- BRIEF: Repeat, exactly and only, the lines from the beginning of the data through the line with "const logMg = [3.24, 3.29, 3.32, 3.25, 3.34, 3.41];". Pictures are left out.

- STORED DATA:
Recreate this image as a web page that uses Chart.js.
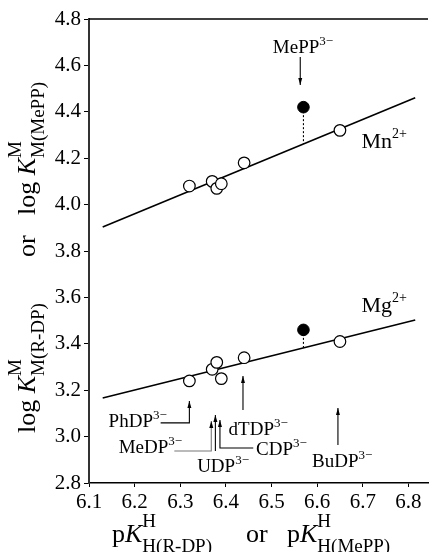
<!DOCTYPE html>
<html>
<head>
<meta charset="utf-8">
<script src="https://cdn.jsdelivr.net/npm/chart.js@4.4.1/dist/chart.umd.min.js"></script>
<style>
  html, body { margin: 0; padding: 0; background: #fff; }
  #chart { display: block; }
</style>
</head>
<body>
<canvas id="chart" width="435" height="552"></canvas>
<script>
// pK of the ligands (open circles) and their log stability constants
const pKH = [6.32, 6.37, 6.38, 6.39, 6.44, 6.65];
const logMn = [4.08, 4.10, 4.07, 4.09, 4.18, 4.32];
const logMg = [3.24, 3.29, 3.32, 3.25, 3.34, 3.41];

// MePP3- (filled circles)
const pKMePP = 6.57;
const logMnMePP = 4.42;
const logMgMePP = 3.46;

// straight reference lines (end points)
const lineX = [6.13, 6.815];
const lineMn = [3.903, 4.461];
const lineMg = [3.166, 3.503];

const xTicks = [6.1, 6.2, 6.3, 6.4, 6.5, 6.6, 6.7, 6.8];
const yTicks = [2.8, 3.0, 3.2, 3.4, 3.6, 3.8, 4.0, 4.2, 4.4, 4.6, 4.8];

// callouts: label, label position, leader path (data units), arrow at end
const callouts = [
    { name: 'PhDP', tx: 6.143, ty: 3.041, path: [[6.257, 3.059], [6.32, 3.059], [6.32, 3.153]] },
    { name: 'MeDP', tx: 6.165, ty: 2.929, path: [[6.287, 2.938], [6.368, 2.938], [6.368, 3.067]], grey: true },
    { name: 'UDP', tx: 6.337, ty: 2.847, path: [[6.377, 2.938], [6.377, 3.093]] },
    { name: 'CDP', tx: 6.466, ty: 2.921, path: [[6.46, 2.951], [6.387, 2.951], [6.387, 3.072]] },
    { name: 'dTDP', tx: 6.406, ty: 3.007, path: [[6.4375, 3.115], [6.4375, 3.261]] },
    { name: 'BuDP', tx: 6.589, ty: 2.869, path: [[6.6456, 2.964], [6.6456, 3.123]] },
    { name: 'MePP', tx: 6.503, ty: 4.653, path: [[6.563, 4.636], [6.563, 4.516]] }
];
const ionLabels = [
    { t: 'Mn', sup: '2+', x: 6.697, y: 4.244 },
    { t: 'Mg', sup: '2+', x: 6.697, y: 3.537 }
];

const FONT = "'Liberation Serif', 'DejaVu Serif', serif";

function pts(xs, ys) {
    return xs.map((x, i) => ({ x: x, y: ys[i] }));
}

// draws text with super/subscripts, returns end x
function drawRich(ctx, parts, x, y, big, small, up, down) {
    let cx = x;
    parts.forEach(p => {
        if (p.t !== undefined) {
            ctx.font = (p.it ? 'italic ' : '') + big + 'px ' + FONT;
            ctx.fillText(p.t, cx, y);
            cx += ctx.measureText(p.t).width;
        } else {
            ctx.font = small + 'px ' + FONT;
            let w = 0;
            if (p.sup) {
                ctx.fillText(p.sup, cx, y - up);
                w = Math.max(w, ctx.measureText(p.sup).width);
            }
            if (p.sub) {
                ctx.fillText(p.sub, cx, y + down);
                w = Math.max(w, ctx.measureText(p.sub).width);
            }
            cx += w;
        }
    });
    return cx;
}

function arrowHead(ctx, x0, y0, x1, y1) {
    const a = Math.atan2(y1 - y0, x1 - x0);
    const len = 7, half = 2;
    ctx.beginPath();
    ctx.moveTo(x1, y1);
    ctx.lineTo(x1 - len * Math.cos(a) + half * Math.sin(a), y1 - len * Math.sin(a) - half * Math.cos(a));
    ctx.lineTo(x1 - len * Math.cos(a) - half * Math.sin(a), y1 - len * Math.sin(a) + half * Math.cos(a));
    ctx.closePath();
    ctx.fill();
}

const extras = {
    id: 'extras',
    afterDraw(chart) {
        const ctx = chart.ctx;
        const xs = chart.scales.x, ys = chart.scales.y;
        const area = chart.chartArea;
        ctx.save();
        ctx.fillStyle = '#000';
        ctx.strokeStyle = '#000';
        ctx.textBaseline = 'alphabetic';
        ctx.textAlign = 'left';

        // top frame line
        ctx.lineWidth = 1.5;
        ctx.beginPath();
        ctx.moveTo(area.left, area.top);
        ctx.lineTo(area.right, area.top);
        ctx.stroke();

        // callouts
        callouts.forEach(c => {
            const p = c.path.map(q => [xs.getPixelForValue(q[0]), ys.getPixelForValue(q[1])]);
            ctx.strokeStyle = c.grey ? '#777' : '#000';
            ctx.lineWidth = 1.1;
            ctx.beginPath();
            p.forEach((q, i) => i ? ctx.lineTo(q[0], q[1]) : ctx.moveTo(q[0], q[1]));
            ctx.stroke();
            ctx.fillStyle = '#000';
            const n = p.length;
            arrowHead(ctx, p[n - 2][0], p[n - 2][1], p[n - 1][0], p[n - 1][1]);
            drawRich(ctx, [{ t: c.name }, { sup: '3\u2212' }],
                xs.getPixelForValue(c.tx), ys.getPixelForValue(c.ty), 19, 13, 8, 0);
        });

        ionLabels.forEach(l => {
            drawRich(ctx, [{ t: l.t }, { sup: l.sup }],
                xs.getPixelForValue(l.x), ys.getPixelForValue(l.y), 22, 14, 10, 0);
        });

        // x axis title
        const xt = [{ t: 'p' }, { t: 'K', it: true }, { sup: 'H', sub: 'H(R-DP)' }];
        const xt2 = [{ t: 'p' }, { t: 'K', it: true }, { sup: 'H', sub: 'H(MePP)' }];
        drawRich(ctx, xt, 112, 542, 26, 19, 15, 10);
        drawRich(ctx, [{ t: 'or' }], 246, 542, 26, 19, 15, 10);
        drawRich(ctx, xt2, 287, 542, 26, 19, 15, 10);

        // y axis title (rotated)
        ctx.translate(35, 433);
        ctx.rotate(-Math.PI / 2);
        const yt = [{ t: 'log ' }, { t: 'K', it: true }, { sup: 'M', sub: 'M(R-DP)' }];
        const yt2 = [{ t: 'log ' }, { t: 'K', it: true }, { sup: 'M', sub: 'M(MePP)' }];
        drawRich(ctx, yt, 0, 0, 26, 19, 14, 9);
        drawRich(ctx, [{ t: 'or' }], 176, 0, 26, 19, 14, 9);
        drawRich(ctx, yt2, 218, 0, 26, 19, 14, 9);
        ctx.restore();
    }
};

const openPoint = {
    type: 'scatter', showLine: false,
    pointRadius: 5.8, pointHoverRadius: 5.8,
    pointBackgroundColor: '#fff', pointBorderColor: '#000', pointBorderWidth: 1.2
};
const fullPoint = {
    type: 'scatter', showLine: false,
    pointRadius: 5.8, pointHoverRadius: 5.8,
    pointBackgroundColor: '#000', pointBorderColor: '#000', pointBorderWidth: 1
};
const fitLine = {
    type: 'line', showLine: true, pointRadius: 0,
    borderColor: '#000', borderWidth: 1.6, fill: false, tension: 0
};

// the fitted line value below each filled point
const slopeMn = (lineMn[1] - lineMn[0]) / (lineX[1] - lineX[0]);
const slopeMg = (lineMg[1] - lineMg[0]) / (lineX[1] - lineX[0]);
const mnOnLine = lineMn[0] + (pKMePP - lineX[0]) * slopeMn;
const mgOnLine = lineMg[0] + (pKMePP - lineX[0]) * slopeMg;

new Chart(document.getElementById('chart'), {
    type: 'scatter',
    data: {
        datasets: [
            Object.assign({ data: pts(pKH, logMn) }, openPoint),
            Object.assign({ data: pts(pKH, logMg) }, openPoint),
            Object.assign({ data: [{ x: pKMePP, y: logMnMePP }] }, fullPoint),
            Object.assign({ data: [{ x: pKMePP, y: logMgMePP }] }, fullPoint),
            Object.assign({ data: pts(lineX, lineMn) }, fitLine),
            Object.assign({ data: pts(lineX, lineMg) }, fitLine),
            Object.assign({ data: [{ x: pKMePP, y: logMnMePP }, { x: pKMePP, y: mnOnLine }] }, fitLine,
                { borderWidth: 1.1, borderDash: [2, 2] }),
            Object.assign({ data: [{ x: pKMePP, y: logMgMePP }, { x: pKMePP, y: mgOnLine }] }, fitLine,
                { borderWidth: 1.1, borderDash: [2, 2] })
        ]
    },
    options: {
        responsive: false,
        animation: false,
        devicePixelRatio: 1,
        layout: { padding: { top: 19, right: 0, left: 0, bottom: 0 } },
        plugins: { legend: { display: false }, tooltip: { enabled: false } },
        scales: {
            x: {
                type: 'linear', min: 6.1, max: 6.843,
                afterBuildTicks: s => { s.ticks = xTicks.map(v => ({ value: v })); },
                afterFit: s => { s.height = 69; },
                grid: { drawOnChartArea: false, drawTicks: true, tickLength: 4, color: '#000', lineWidth: 1 },
                border: { display: true, color: '#000', width: 1.5 },
                ticks: {
                    color: '#000', padding: 3,
                    font: { family: FONT, size: 21 },
                    callback: v => v.toFixed(1)
                }
            },
            y: {
                type: 'linear', min: 2.8, max: 4.8,
                afterBuildTicks: s => { s.ticks = yTicks.map(v => ({ value: v })); },
                afterFit: s => { s.width = 89; },
                grid: { drawOnChartArea: false, drawTicks: true, tickLength: 5, color: '#000', lineWidth: 1 },
                border: { display: true, color: '#333', width: 2 },
                ticks: {
                    color: '#000', padding: 3,
                    font: { family: FONT, size: 21 },
                    callback: v => v.toFixed(1)
                }
            }
        }
    },
    plugins: [extras]
});
</script>
</body>
</html>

- SOLUTION:
Recreate this image as a web page that uses Chart.js.
<!DOCTYPE html>
<html>
<head>
<meta charset="utf-8">
<script src="https://cdn.jsdelivr.net/npm/chart.js@4.4.1/dist/chart.umd.min.js"></script>
<style>
  html, body { margin: 0; padding: 0; background: #fff; }
  #chart { display: block; }
</style>
</head>
<body>
<canvas id="chart" width="435" height="552"></canvas>
<script>
// pK of the ligands (open circles) and their log stability constants
const pKH = [6.32, 6.37, 6.38, 6.39, 6.44, 6.65];
const logMn = [4.08, 4.10, 4.07, 4.09, 4.18, 4.32];
const logMg = [3.24, 3.29, 3.32, 3.25, 3.34, 3.41];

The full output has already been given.